Considering sustained petascale performance and beyond, Reed provided numbers, such as 5–20 petaflop/s peak performance, 250,000 to 2 million cores, 10–20 mega-watts power. In such systems, he said, Joule's law is more dominant than Moore's law, i.e., power consumption is a limiting factor.
He then embarked on a discussion of "cloudy petascale," where the main issues are fault tolerance and performability. In cloudy petascale computing, tools from statistics can be used to derive the macroscopic properties of the system. Helpful tools include population sampling, statistical mechanics, such as gas and entropy laws, and fast multipole methods, which make use of cutoff radii and aggregation mechanisms. As to failure, he mentioned component-based failures, where the failure of a single node causes blockage of the overall simulation and loss of data. Checkpointing can be helpful, he said, and gave an optimal checkpointing interval.
Reed mentioned two important drivers in the cloudy petascale environment: overall system size, defining the macroscale, and semiconductors, defining the microscale. On the macroscale side, assuming a component-wise probability of operating for one hour of 0.99999, he calculated the approximate mean time to failure for a system of 24,000 components to be a mere 8 hours. On the microscale side, he mentioned static power leakage, increasing with temperature, as an obstacle to reliability, along with soft memory errors, about ten percent of which are not caught by error-correcting codes. Because applications are susceptible to failure at both the macro- and microscales, he concluded that checkpointing is not enough.
As to programming models and styles, he listed threads, message passing, data parallel languages, PGAs, functional languages, and transactional memory---each of which creates its own resource definitions, such as input/output, communication, scheduling, reliability---and concluded that there is no silver bullet to make parallel programming easy. We should accept failures as common in programming models, he said.
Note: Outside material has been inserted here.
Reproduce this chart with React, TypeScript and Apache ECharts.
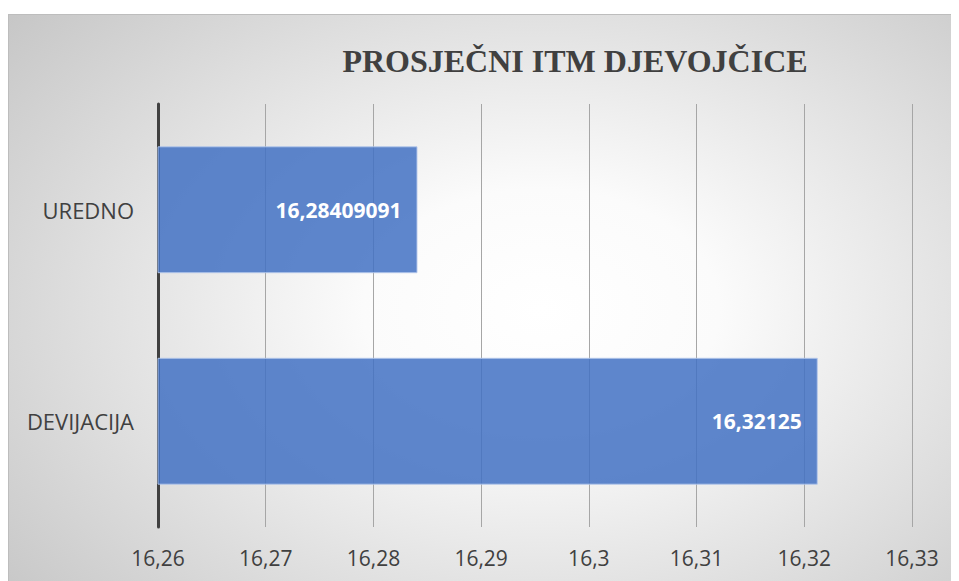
import React, { useEffect, useRef } from "react";
import * as echarts from "echarts";

const categories = ["UREDNO", "DEVIJACIJA"];
const values = [16.28409091, 16.32125];
const valueLabels = ["16,28409091", "16,32125"];
const titleText = "PROSJEČNI ITM DJEVOJČICE";
const axisMin = 16.26;
const axisMax = 16.33;
const axisStep = 0.01;

export default function App() {
  const ref = useRef<HTMLDivElement>(null);
  useEffect(() => {
    if (!ref.current) return;
    const chart = echarts.init(ref.current, undefined, { renderer: "svg" });
    chart.setOption({
      animation: false,
      backgroundColor: "transparent",
      graphic: [
        {
          type: "text",
          x: 566,
          y: 46,
          style: {
            text: titleText,
            textAlign: "center",
            textVerticalAlign: "middle",
            fontFamily: "Liberation Serif",
            fontWeight: "bold",
            fontSize: 32,
            fill: "#404040",
          },
        },
      ],
      grid: { left: 149, right: 47, top: 89, bottom: 54, containLabel: false },
      xAxis: {
        type: "value",
        min: axisMin,
        max: axisMax,
        interval: axisStep,
        axisLine: { show: false },
        axisTick: { show: false },
        axisLabel: {
          margin: 20,
          fontSize: 21,
          fontFamily: "Open Sans",
          color: "#404040",
          formatter: (v: number) => String(Math.round(v * 100) / 100).replace(".", ","),
        },
        splitLine: { show: true, lineStyle: { color: "#a6a6a6", width: 1 } },
      },
      yAxis: {
        type: "category",
        data: categories,
        inverse: true,
        axisLine: { show: true, lineStyle: { color: "#404040", width: 3 } },
        axisTick: { show: false },
        axisLabel: {
          margin: 24,
          fontSize: 22,
          fontFamily: "Open Sans",
          color: "#404040",
        },
      },
      series: [
        {
          type: "bar",
          data: values,
          barCategoryGap: "40%",
          itemStyle: {
            color: "rgba(68,114,196,0.86)",
            borderColor: "rgba(180,200,235,0.9)",
            borderWidth: 1,
          },
          label: {
            show: true,
            position: "insideRight",
            distance: 16,
            color: "#ffffff",
            fontWeight: "bold",
            fontSize: 21,
            fontFamily: "Open Sans",
            formatter: (p: any) => valueLabels[p.dataIndex],
          },
        },
      ],
    });
    return () => chart.dispose();
  }, []);
  return (
    <div
      ref={ref}
      style={{
        width: 951,
        height: 567,
        marginTop: 6,
        boxSizing: "border-box",
        borderTop: "1px solid #bdbdbd",
        borderLeft: "1px solid #bdbdbd",
        background:
          "radial-gradient(ellipse 75% 85% at 56% 52%, #ffffff 0%, #fbfbfb 25%, #c4c4c4 100%)",
      }}
    />
  );
}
Hence, integrated performability, in which dependability and performance are not decoupled, is required. Different strategies, such as re-source selection, checkpointing and restarting, and algorithm-based fault tolerance, can be applied to programming models.
Having considered the scalable monitoring, adaptation, and performance analysis made possible by sampling and measurement theory, Reed turned to the question of how virtualization and service-level agreements (SLAs) can help identify different strategies for programming models and reliability. Only modest progress, in terms of programming models, has been observed in the parallel computing domain since the early 1980s, he pointed out, whereas progress in the distributed-system domain during the same era has been substantial. He argued for raising the abstraction level, both for assessing the holistic performance of applications---and not just kernels---and for achieving high levels of human productivity. He proposed SLAs and the cloud as the means to achieve that high-level abstraction.
SLAs can be viewed as contracts for certain behaviors, such as performance and reliability; examples include cloud data-bases with storage and bandwidth SLAs, and virtual clusters with performance SLAs. Conceptually, the implementation of SLAs is hard, constituting a multivariate optimization problem with many axes, such as performance, reliability, programmability, security, power consumption and cooling, input/output bandwidth and latency, and cost. On top of this multifaceted nature are measurement difficulties and the nonconvexity of the functions. Reed explained that some of these issues are addressed in a VGrADS (Virtual Grid Application Development System), by touching on such issues as the separation of concerns between resource management and application development, and by offering examples of SLAs.
In closing, Reed considered the future of computing clouds and SLAs. Reiterating his view of two software worlds, distributed and centralized systems, he emphasized that systems of the two types are conceptualized differently: Failures are assumed on the distributed-system side, and feared on the centralized-system side. He stressed the need to reconceptualize hardware and software resources, and to embrace higher levels of abstraction and SLAs, as the deus ex machina model is not working effectively.
Bora Uçar works as a postdoctoral researcher on the Parallel Algorithms Project at CERFACS, in Toulouse, France.